[begin ENTRIES SUPPLIED]
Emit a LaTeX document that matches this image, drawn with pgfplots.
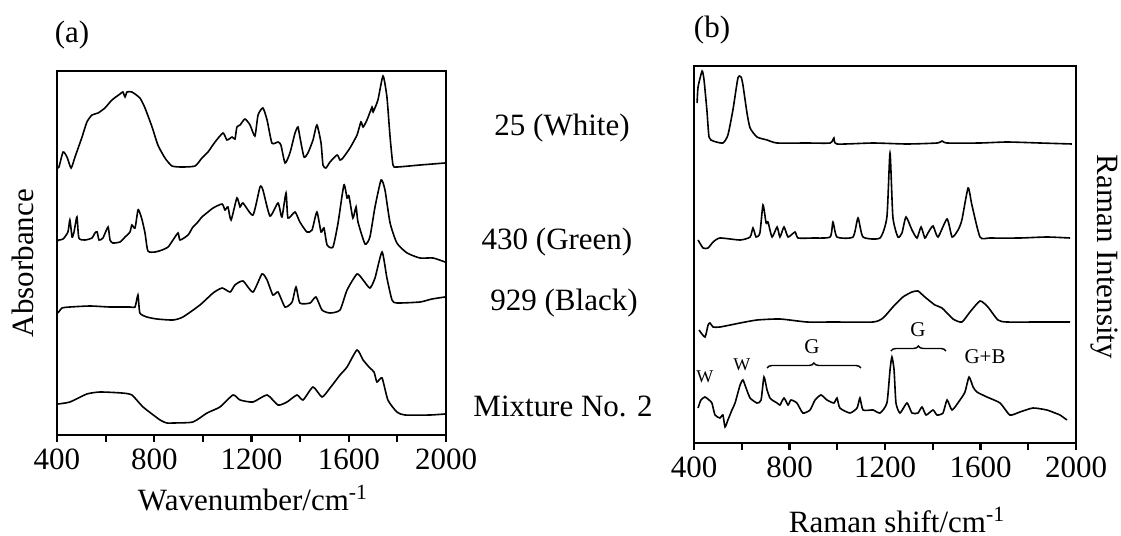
\documentclass[border=0pt]{standalone}
\usepackage{pgfplots}
\pgfplotsset{compat=1.18}
\usepackage{fontspec}
\setmainfont{Liberation Serif}
\usetikzlibrary{decorations.pathreplacing}
\newcommand{\bigf}{\fontsize{15.5}{18}\selectfont}
\newcommand{\smf}{\fontsize{10.5}{12}\selectfont}
\newcommand{\wf}{\fontsize{9}{11}\selectfont}
\pgfplotsset{
  spec/.style={
    scale only axis, xmin=400, xmax=2000, ymin=0,
    ytick=\empty,
    xtick={400,800,1200,1600,2000},
    minor xtick={600,1000,1400,1800},
    tick align=outside, xtick pos=left,
    major tick length=3.5pt, minor tick length=3.5pt,
    axis line style={line width=1.4pt},
    every tick/.style={line width=1.1pt, black},
    every minor tick/.style={line width=1.1pt, black},
    /pgf/number format/assume math mode=true,
    xticklabel style={font=\bigf, /pgf/number format/1000 sep={}},
    clip=false,
  },
  curve/.style={black, line width=0.8pt, no marks, smooth, tension=0.35},
}
\begin{document}
\begin{tikzpicture}
\path[use as bounding box] (0,0) rectangle (560.5pt,-268pt);
% ---------------- (a) FTIR ----------------
\begin{axis}[spec, at={(28.5pt,-217.5pt)}, anchor=south west,
  width=194.5pt, height=182pt, ymax=364]
% 25 (White)
\addplot[curve] coordinates {
(400,267)(408,268)(425,283)(441,278)(458,267)(474,278)(503,298)(523,313)(544,320)(569,322)
(597,327)(626,335)(659,341)(671,343)(680,338)(688,343)(708,343)(741,337)(762,327)(791,308)
(815,290)(844,277)(873,269)(914,268)(968,269)(996,277)(1021,283)(1050,293)(1083,302)(1099,295)
(1120,298)(1132,296)(1140,308)(1153,310)(1173,316)(1194,310)(1214,299)(1227,320)(1247,327)
(1264,315)(1284,292)(1309,293)(1321,290)(1338,272)(1358,282)(1379,302)(1391,308)(1399,298)
(1416,278)(1432,282)(1453,295)(1469,310)(1486,292)(1494,270)(1506,267)(1523,273)(1552,280)
(1564,275)(1576,277)(1605,287)(1634,300)(1650,313)(1659,308)(1675,315)(1696,328)(1700,323)
(1720,335)(1741,359)(1757,338)(1770,298)(1782,270)(1798,268)(1893,270)(1996,272)};
% 430 (Green)
\addplot[curve] coordinates {
(402,194)(408,195)(425,196)(445,203)(453,215)(462,198)(470,203)(482,218)(490,197)(515,195)
(544,197)(556,202)(565,203)(573,195)(589,197)(610,208)(618,195)(630,192)(659,193)(680,198)
(700,203)(708,210)(721,207)(733,225)(741,222)(750,215)(762,202)(774,184)(803,183)(832,185)
(857,188)(877,195)(898,202)(906,195)(939,200)(959,208)(976,212)(996,218)(1021,223)(1042,227)
(1079,231)(1091,225)(1103,228)(1116,215)(1140,237)(1153,228)(1165,232)(1206,220)(1235,248)
(1247,245)(1276,219)(1309,232)(1325,218)(1342,242)(1350,217)(1379,223)(1399,213)(1428,203)
(1449,205)(1469,223)(1486,203)(1498,207)(1511,190)(1535,188)(1556,212)(1580,250)(1593,237)
(1601,239)(1617,217)(1630,228)(1638,213)(1667,191)(1687,198)(1708,228)(1733,255)(1749,245)
(1770,212)(1798,192)(1840,182)(1893,177)(1947,177)(1996,173)};
% 929 (Black)
\addplot[curve] coordinates {
(404,122)(421,127)(453,128)(536,129)(618,128)(700,128)(721,128)(733,140)(741,122)(770,118)
(811,116)(877,115)(918,118)(988,130)(1042,142)(1079,147)(1112,143)(1132,150)(1165,154)
(1206,143)(1243,161)(1264,155)(1288,140)(1309,143)(1338,128)(1367,133)(1383,148)(1399,132)
(1441,132)(1465,138)(1490,125)(1523,122)(1564,125)(1593,145)(1634,161)(1659,155)(1687,147)
(1708,157)(1737,183)(1757,157)(1778,135)(1798,132)(1893,133)(1942,136)(1996,138)};
% Mixture No. 2
\addplot[curve] coordinates {
(404,31)(453,33)(523,41)(577,43)(667,42)(708,40)(754,28)(824,15)(852,12)(877,12)(959,13)
(1017,22)(1070,28)(1124,40)(1153,35)(1206,33)(1264,40)(1309,30)(1346,33)(1387,40)(1412,35)
(1453,48)(1490,38)(1523,47)(1564,60)(1593,68)(1634,85)(1659,75)(1687,67)(1704,63)(1716,53)
(1737,57)(1761,35)(1798,23)(1831,20)(1934,20)(1996,21)};
\end{axis}
% ---------------- (b) Raman ----------------
\begin{axis}[spec, at={(347pt,-221.5pt)}, anchor=south west,
  width=191pt, height=188.5pt, ymax=377]
% 25 (White)
\addplot[curve] coordinates {
(413,340)(417,356)(434,372)(442,363)(454,333)(463,306)(480,302)(521,300)(542,308)(563,333)
(584,365)(597,366)(605,358)(622,330)(635,315)(664,306)(706,303)(748,300)(873,300)(970,300)
(986,305)(999,299)(1150,300)(1292,299)(1418,300)(1439,302)(1460,300)(1598,300)(1711,301)
(1849,300)(1983,299)};
% 430 (Green)
\addplot[curve] coordinates {
(417,203)(438,195)(459,195)(480,201)(509,205)(593,203)(635,206)(647,215)(660,206)(676,210)
(689,238)(702,220)(710,221)(727,206)(748,216)(760,206)(777,216)(794,206)(823,211)(836,205)
(898,205)(970,206)(982,221)(999,206)(1066,206)(1087,225)(1108,206)(1179,205)(1208,226)
(1221,290)(1233,226)(1254,206)(1271,210)(1288,226)(1313,213)(1334,205)(1351,216)(1367,205)
(1380,210)(1401,217)(1422,206)(1460,224)(1481,206)(1506,213)(1522,223)(1548,255)(1564,238)
(1598,206)(1640,205)(1765,205)(1878,206)(1975,205)};
% 929 (Black)
\addplot[curve] coordinates {
(421,113)(446,106)(459,118)(467,120)(480,116)(509,116)(593,120)(664,123)(760,124)(873,121)
(982,121)(1150,121)(1192,125)(1233,136)(1275,146)(1313,151)(1338,152)(1367,146)(1409,138)
(1439,135)(1485,124)(1522,121)(1556,131)(1598,142)(1631,136)(1673,123)(1711,121)(1849,121)(1975,121)};
% Mixture No. 2
\addplot[curve] coordinates {
(417,35)(429,43)(446,46)(463,43)(475,40)(488,28)(509,25)(521,28)(530,16)(542,23)(559,33)
(572,40)(593,58)(605,63)(618,55)(635,45)(664,40)(681,43)(693,66)(706,53)(718,45)(727,43)
(748,40)(760,38)(777,45)(794,38)(806,43)(831,40)(856,30)(886,33)(907,43)(932,48)(957,43)
(986,40)(999,45)(1011,35)(1053,30)(1083,35)(1095,45)(1108,33)(1150,33)(1179,30)(1208,40)
(1221,73)(1229,86)(1238,73)(1246,40)(1263,30)(1292,40)(1313,30)(1338,30)(1355,36)(1372,28)
(1401,33)(1418,28)(1443,30)(1460,43)(1481,33)(1514,43)(1535,51)(1552,66)(1569,56)(1585,51)
(1627,46)(1682,40)(1723,28)(1765,31)(1820,35)(1878,33)(1912,30)(1933,28)(1962,23)};
% annotations
\draw[line width=0.7pt, decorate, decoration={brace, amplitude=2.5pt}]
  (axis cs:706,75) -- (axis cs:1099,75);
\draw[line width=0.7pt, decorate, decoration={brace, amplitude=2.5pt}]
  (axis cs:1225,92) -- (axis cs:1455,92);
\node[font=\smf] at (axis cs:894,96) {G};
\node[font=\smf] at (axis cs:1338,113) {G};
\node[font=\smf] at (axis cs:1619,86) {G+B};
\node[font=\wf] at (axis cs:446,66) {W};
\node[font=\wf] at (axis cs:601,78) {W};
\end{axis}
% ---------------- text ----------------
\node[font=\bigf] at (36pt,-17.5pt) {(a)};
\node[font=\bigf] at (356pt,-15pt) {(b)};
\node[font=\bigf, rotate=90] at (11.5pt,-131.5pt) {Absorbance};
\node[font=\bigf, rotate=-90] at (552pt,-128.5pt) {Raman Intensity};
\node[font=\bigf] at (126.5pt,-249pt) {Wavenumber/cm\textsuperscript{-1}};
\node[font=\bigf] at (448.5pt,-260pt) {Raman shift/cm\textsuperscript{-1}};
\node[font=\bigf] at (281pt,-64pt) {25 (White)};
\node[font=\bigf] at (278.5pt,-121pt) {430 (Green)};
\node[font=\bigf] at (282pt,-151.5pt) {929 (Black)};
\node[font=\bigf] at (281.5pt,-203pt) {Mixture No. 2};
\end{tikzpicture}
\end{document}
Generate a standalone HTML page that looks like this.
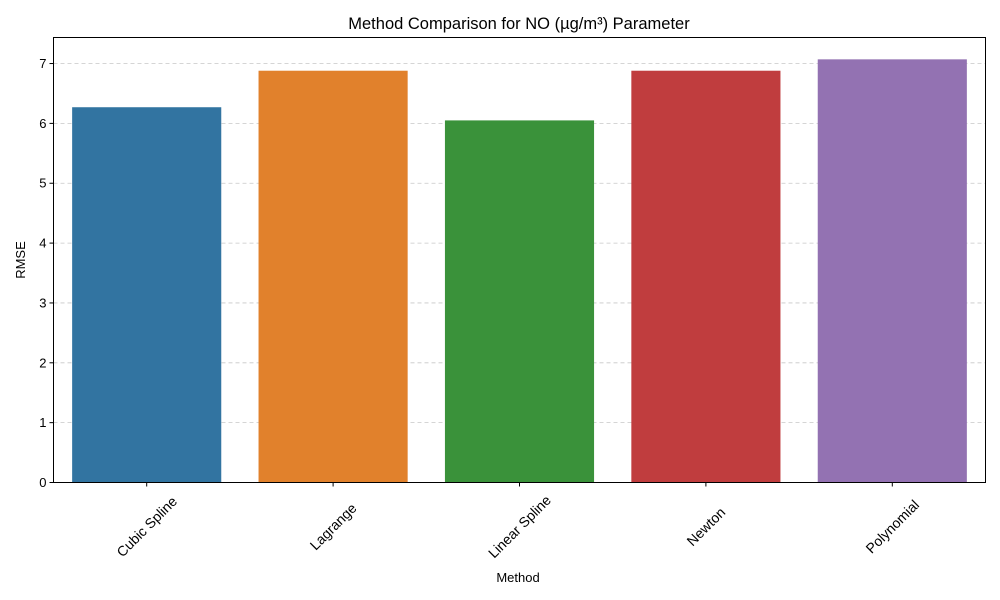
<!DOCTYPE html>
<html><head><meta charset="utf-8"><style>body{margin:0;background:#fff}svg{display:block}text{font-family:"Liberation Sans","DejaVu Sans",sans-serif;fill:#000}</style></head>
<body>
<svg id="chart" width="1000" height="600">
<text x="519" y="29" font-size="16.5" text-anchor="middle">Method Comparison for NO (µg/m³) Parameter</text>
<text x="518" y="582" font-size="13" text-anchor="middle">Method</text>
<text transform="translate(25,260) rotate(-90)" font-size="13" text-anchor="middle">RMSE</text>
<g id="grid"></g><g id="bars"></g><g id="yt"></g><g id="xt"></g>
<rect x="53.5" y="37.5" width="932" height="445" fill="none" stroke="#000" stroke-width="1"/>
</svg>
<script>
const categories=["Cubic Spline","Lagrange","Linear Spline","Newton","Polynomial"];
const rmseValues=[6.27,6.88,6.05,6.88,7.07];
const barColors=["#3274a1","#e1812c","#3a923a","#c03d3e","#9372b2"];
const yTicks=[0,1,2,3,4,5,6,7];
const L=53.5,R=985.5,T=37.5,B=482.5,yMax=7.435;
const ns="http://www.w3.org/2000/svg";
const y=v=>B-(v/yMax)*(B-T);
const step=(R-L)/categories.length;
const xc=i=>L+step*(i+0.5);
function mk(t,a,p){const e=document.createElementNS(ns,t);for(const k in a)e.setAttribute(k,a[k]);document.getElementById(p).appendChild(e);return e;}
yTicks.forEach(v=>{
 const g=mk("line",{x1:L,x2:R,y1:y(v),y2:y(v),stroke:"#b0b0b0","stroke-width":0.8,"stroke-dasharray":"4,3",opacity:0.7},"grid");
 
 
 const t=mk("line",{x1:L-4,x2:L,y1:y(v),y2:y(v),stroke:"#000"},"yt");
 
 
 const l=mk("text",{x:L-7,y:y(v)+4.5,"font-size":13,"text-anchor":"end"},"yt");l.textContent=v;
 
 
});
categories.forEach((c,i)=>{
 const w=step*0.8;
 const b=mk("rect",{x:xc(i)-w/2,y:y(rmseValues[i]),width:w,height:B-y(rmseValues[i]),fill:barColors[i]},"bars");
 
 
 const t=mk("line",{x1:xc(i),x2:xc(i),y1:B,y2:B+4,stroke:"#000"},"xt");
 
 
 const l=mk("text",{transform:`translate(${xc(i)},${B+44}) rotate(-45)`,"font-size":14,"text-anchor":"middle","dominant-baseline":"central"},"xt");l.textContent=c;
 
 
});
</script>
</body></html>
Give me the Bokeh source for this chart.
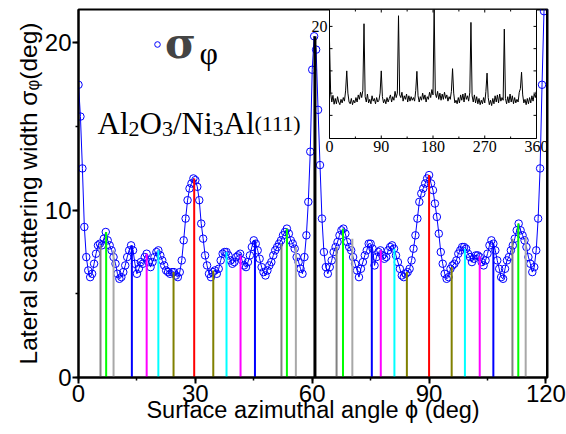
from bokeh.plotting import figure
from bokeh.models import (Range1d, SingleIntervalTicker, Legend, LegendItem, Label,
                          ColumnDataSource)
from bokeh.embed import file_html
from bokeh.resources import INLINE
import numpy as np

# ---------------- data ----------------
# main curve: sigma_phi (deg) at azimuth 0..120 deg, step 0.5 deg
sigma = [
    17.5, 15.6, 12.5, 9.0, 7.2, 6.4, 6.0, 6.2, 6.8, 7.4,
    7.9, 8.0, 7.9, 8.3, 8.7, 8.2, 7.9, 7.6, 7.2, 6.8,
    6.2, 5.9, 6.0, 6.3, 6.7, 7.2, 7.6, 7.9, 7.6, 6.8,
    6.2, 6.5, 6.9, 6.8, 7.2, 7.4, 6.9, 6.6, 6.9, 7.2,
    7.5, 7.6, 7.3, 7.0, 6.7, 6.4, 6.3, 6.2, 6.3, 6.3,
    6.1, 6.0, 6.3, 7.0, 8.2, 9.5, 10.6, 11.3, 11.6, 11.9,
    11.8, 11.4, 10.6, 9.2, 8.3, 7.3, 6.7, 6.2, 6.0, 6.3,
    6.4, 6.2, 6.5, 7.0, 7.4, 7.5, 7.5, 7.3, 7.0, 6.8,
    6.9, 7.2, 7.3, 7.4, 7.0, 6.7, 6.6, 6.9, 7.3, 7.8,
    8.2, 8.0, 7.6, 7.1, 6.6, 6.3, 6.1, 6.4, 6.7, 6.9,
    7.3, 7.6, 7.8, 8.0, 8.2, 8.5, 8.7, 8.9, 8.6, 8.2,
    8.0, 7.7, 7.2, 6.9, 6.5, 6.2, 7.2, 8.5, 10.5, 13.5,
    18.4, 20.4, 19.6, 16.0, 12.7, 9.5, 7.5, 6.6, 6.2, 6.6,
    7.0, 7.5, 7.8, 8.1, 8.5, 8.8, 8.9, 8.6, 8.1, 7.8,
    7.6, 7.2, 6.8, 6.4, 6.0, 6.5, 6.9, 7.3, 7.6, 8.0,
    8.0, 7.7, 6.7, 7.2, 7.5, 7.6, 7.3, 7.1, 7.2, 7.6,
    7.8, 7.9, 7.7, 7.3, 6.9, 6.5, 6.1, 6.0, 6.2, 6.3,
    6.5, 7.0, 7.7, 8.5, 9.5, 10.5, 11.0, 11.3, 11.6, 11.9,
    12.1, 11.6, 11.2, 10.4, 9.6, 8.6, 7.5, 6.8, 6.2, 5.9,
    6.0, 6.5, 6.7, 6.8, 7.0, 7.4, 7.6, 7.8, 7.8, 7.7,
    7.4, 7.2, 6.9, 7.1, 7.3, 7.3, 7.2, 6.9, 6.7, 7.0,
    7.4, 7.9, 8.2, 8.0, 7.6, 7.0, 6.5, 6.0, 5.9, 6.5,
    7.0, 7.2, 7.6, 7.9, 8.3, 8.8, 9.2, 8.8, 8.5, 8.2,
    7.8, 7.2, 6.8, 6.3, 6.6, 7.6, 9.5, 12.5, 17.5, 21.9,
    23.0,
]
angle = np.arange(len(sigma)) * 0.5

# vertical marker lines (position deg, top value deg)
line_pos = [5.65, 7.1, 9.0, 13.7, 17.5, 20.5, 24.4, 29.7, 34.6, 38.0, 41.6, 45.3,
            52.1, 53.5, 55.8, 60.7,
            66.25, 67.9, 70.3, 75.3, 77.6, 81.1, 84.3, 90.0, 95.8, 99.2, 103.0, 106.5,
            111.4, 112.9, 114.8, 120.4]
line_top = [7.9, 8.7, 7.6, 7.9, 7.4, 7.6, 6.3, 11.9, 6.4, 7.5, 7.3, 8.2,
            8.0, 8.9, 7.8, 20.4,
            7.8, 8.9, 8.3, 7.8, 7.6, 7.7, 6.3, 12.1, 6.6, 7.7, 7.25, 8.0,
            8.3, 9.2, 8.4, 22.0]
family_colors = ["#808080", "#00ff00", "#a8a8a8", "#0000ff", "#ff00ff", "#00ffff",
                 "#808000", "#ff0000", "#808000", "#00ffff", "#ff00ff", "#0000ff",
                 "#808080", "#00ff00", "#a8a8a8", "#000000"]
line_colors = family_colors * 2
line_widths = ([2] * 15 + [3]) * 2

# inset: full 0..360 deg scan, step 2 deg
inset_sigma = [
    16.8, 5.0, 3.0, 4.5, 2.5, 3.8, 2.6, 4.2, 3.0, 2.4,
    3.6, 2.8, 4.0, 3.2, 5.5, 10.0, 5.0, 3.0, 2.6, 3.8,
    2.4, 3.4, 2.8, 4.0, 3.0, 4.6, 3.6, 5.2, 4.0, 5.6,
    20.6, 4.2, 3.0, 4.8, 2.8, 3.6, 2.6, 4.4, 3.2, 3.8,
    2.6, 4.0, 3.0, 3.4, 5.0, 10.0, 4.2, 2.8, 3.6, 2.6,
    4.0, 3.0, 3.8, 4.6, 3.0, 4.2, 3.4, 5.4, 4.0, 5.0,
    22.4, 4.6, 4.0, 5.2, 3.2, 4.4, 3.6, 4.8, 3.0, 4.4,
    3.2, 4.2, 3.4, 4.0, 3.2, 5.6, 9.9, 4.4, 3.0, 4.2,
    3.4, 5.0, 3.6, 4.6, 3.0, 4.2, 3.6, 5.2, 4.0, 5.8,
    4.6, 24.5, 5.0, 4.0, 5.4, 3.6, 5.0, 3.4, 4.8, 3.6,
    5.2, 3.8, 4.6, 3.2, 4.2, 3.6, 5.4, 10.5, 5.0, 2.8,
    3.4, 2.6, 4.0, 2.8, 4.6, 3.4, 4.8, 3.0, 5.0, 3.6,
    4.4, 3.2, 5.2, 20.9, 4.4, 3.0, 4.6, 2.8, 4.2, 2.6,
    3.8, 2.4, 3.4, 2.6, 4.0, 2.8, 5.4, 9.5, 4.0, 2.4,
    3.4, 2.2, 3.8, 2.6, 4.4, 3.0, 4.6, 2.8, 4.8, 3.2,
    4.0, 3.4, 19.4, 3.8, 2.6, 4.2, 2.8, 4.8, 3.0, 4.4,
    2.6, 4.0, 2.8, 3.6, 3.0, 5.2, 6.0, 9.7, 4.6, 2.8,
    3.6, 2.4, 3.8, 2.6, 4.0, 2.8, 4.4, 3.2, 4.8, 4.0,
    5.6,
]
inset_angle = np.arange(len(inset_sigma)) * 2.0

inset_xticks = [0, 90, 180, 270, 360]
inset_xtick_labels = ["0", "90", "180", "270", "360"]
inset_xminor = [45, 135, 225, 315]
inset_yticks = [0, 5, 10, 15, 20]
inset_ylabel_ticks = [20]
inset_xlim = (0, 360)
inset_ylim = (-5.2, 23.8)

FONT = "Liberation Sans"
SERIF = "Liberation Serif"

# ---------------- main figure ----------------
W, H = 566, 434
BL, BR, BT, BB = 78, 19, 9, 57
p = figure(width=W, height=H, x_range=Range1d(0, 120.4), y_range=Range1d(0, 22),
           output_backend="svg", toolbar_location=None,
           min_border_left=BL, min_border_right=BR, min_border_top=BT, min_border_bottom=BB,
           outline_line_color="black", outline_line_width=2)
p.grid.visible = False

for ax in (p.xaxis[0], p.yaxis[0]):
    ax.axis_line_width = 2
    ax.major_tick_line_width = 2
    ax.minor_tick_line_width = 1.5
    ax.major_tick_out = 6
    ax.major_tick_in = 0
    ax.minor_tick_out = 3
    ax.minor_tick_in = 0
    ax.major_label_text_font = FONT
    ax.major_label_text_font_size = "24px"
    ax.major_label_text_color = "black"
    ax.axis_label_text_font = FONT
    ax.axis_label_text_font_style = "normal"
    ax.axis_label_text_color = "black"
    ax.major_label_standoff = 1

p.xaxis.ticker = SingleIntervalTicker(interval=30, num_minor_ticks=2)
p.yaxis.ticker = SingleIntervalTicker(interval=10, num_minor_ticks=2)
p.xaxis.axis_label = "Surface azimuthal angle \u03d5 (deg)"
p.yaxis.axis_label = "Lateral scattering width \u03c3\u1d69(deg)"
p.xaxis.axis_label_text_font_size = "23.5px"
p.yaxis.axis_label_text_font_size = "24.5px"
p.xaxis.axis_label_standoff = -8
p.yaxis.axis_label_standoff = 0

src = ColumnDataSource(dict(x=angle, y=sigma))
p.line("x", "y", source=src, line_color="#0000ff", line_width=1)
sc = p.scatter("x", "y", source=src, marker="circle", size=7.5, line_color="#0000ff",
               fill_color=None, line_width=1)

lsrc = ColumnDataSource(dict(x=line_pos, top=line_top, c=line_colors, w=line_widths,
                             b=[0] * len(line_pos)))
p.segment(x0="x", y0="b", x1="x", y1="top", source=lsrc, line_color="c", line_width="w")

legend = Legend(items=[LegendItem(label="\u03c3", renderers=[sc])],
                location=(72, 309), padding=0, margin=0, spacing=0,
                glyph_width=14, glyph_height=14, label_standoff=1,
                label_text_font="DejaVu Serif", label_text_font_size="42px",
                label_text_font_style="bold", border_line_color=None,
                background_fill_alpha=0)
p.add_layout(legend)
p.add_layout(Label(x=121, y=307, x_units="screen", y_units="screen", text="\u03c6",
                   text_font=SERIF, text_font_size="32px", text_color="black"))

# Al2O3/Ni3Al(111)
big, small = "31px", "22px"
parts = [("Al", 19, 254, big), ("2", 50, 249, small), ("O", 61, 254, big),
         ("3", 83.4, 249, small), ("/Ni", 94.4, 254, big), ("3", 134, 249, small),
         ("Al", 145, 254, big), ("(111)", 176, 254, small)]
for t, x, y, fs in parts:
    p.add_layout(Label(x=x, y=y, x_units="screen", y_units="screen", text=t,
                       text_font=SERIF, text_font_size=fs, text_color="black",
                       text_baseline="alphabetic"))

# ---------------- inset (own scales mapped into a box of the frame) ----------------
frame_w = W - BL - BR
frame_h = H - BT - BB
box_l, box_r, box_t, box_b = 251, 458, 0, 129        # inset frame box, px in main frame
kx = (box_r - box_l) / (inset_xlim[1] - inset_xlim[0])
ky = (box_b - box_t) / (inset_ylim[1] - inset_ylim[0])
p.extra_x_ranges = {"ix": Range1d(inset_xlim[0] - box_l / kx,
                                  inset_xlim[1] + (frame_w - box_r) / kx)}
p.extra_y_ranges = {"iy": Range1d(inset_ylim[0] - (frame_h - box_b) / ky,
                                  inset_ylim[1] + box_t / ky)}
IR = dict(x_range_name="ix", y_range_name="iy")

p.quad(left=[inset_xlim[0]], right=[inset_xlim[1]], bottom=[inset_ylim[0]],
       top=[inset_ylim[1]], fill_color="white", line_color="black", line_width=1, **IR)
p.line(inset_angle, inset_sigma, line_color="black", line_width=1, **IR)

tk, tkm = 3, 2
x0, x1 = inset_xlim
y0, y1 = inset_ylim
xt = inset_xticks + inset_xminor
xl = [tk] * len(inset_xticks) + [tkm] * len(inset_xminor)
p.segment(x0=xt, x1=xt, y0=[y0] * len(xt), y1=[y0 + l / ky for l in xl],
          line_color="black", line_width=1, **IR)
p.segment(x0=xt, x1=xt, y0=[y1] * len(xt), y1=[y1 - l / ky for l in xl],
          line_color="black", line_width=1, **IR)
p.segment(x0=[x0] * len(inset_yticks), x1=[x0 + tk / kx] * len(inset_yticks),
          y0=inset_yticks, y1=inset_yticks, line_color="black", line_width=1, **IR)
p.segment(x0=[x1] * len(inset_yticks), x1=[x1 - tk / kx] * len(inset_yticks),
          y0=inset_yticks, y1=inset_yticks, line_color="black", line_width=1, **IR)
p.text(x=inset_xticks, y=[y0] * len(inset_xticks), text=inset_xtick_labels,
       text_align="center", text_baseline="top", y_offset=2,
       text_font=FONT, text_font_size="16px", text_color="black", **IR)
p.text(x=[x0] * len(inset_ylabel_ticks), y=inset_ylabel_ticks,
       text=[str(v) for v in inset_ylabel_ticks], text_align="right",
       text_baseline="middle", x_offset=-2,
       text_font=FONT, text_font_size="16px", text_color="black", **IR)

open("out.html", "w").write(file_html(p, INLINE))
[end ENTRIES SUPPLIED]
§ YOUR OBJECTIVE: Exactly as they stand, quote the lines beginning with the one that contains "Give me the Bokeh source for this chart." and ending with the one that contains "import numpy as np", with no pictures.

§ REPLY TO THE TASK:
Give me the Bokeh source for this chart.
from bokeh.plotting import figure
from bokeh.models import (Range1d, SingleIntervalTicker, Legend, LegendItem, Label,
                          ColumnDataSource)
from bokeh.embed import file_html
from bokeh.resources import INLINE
import numpy as np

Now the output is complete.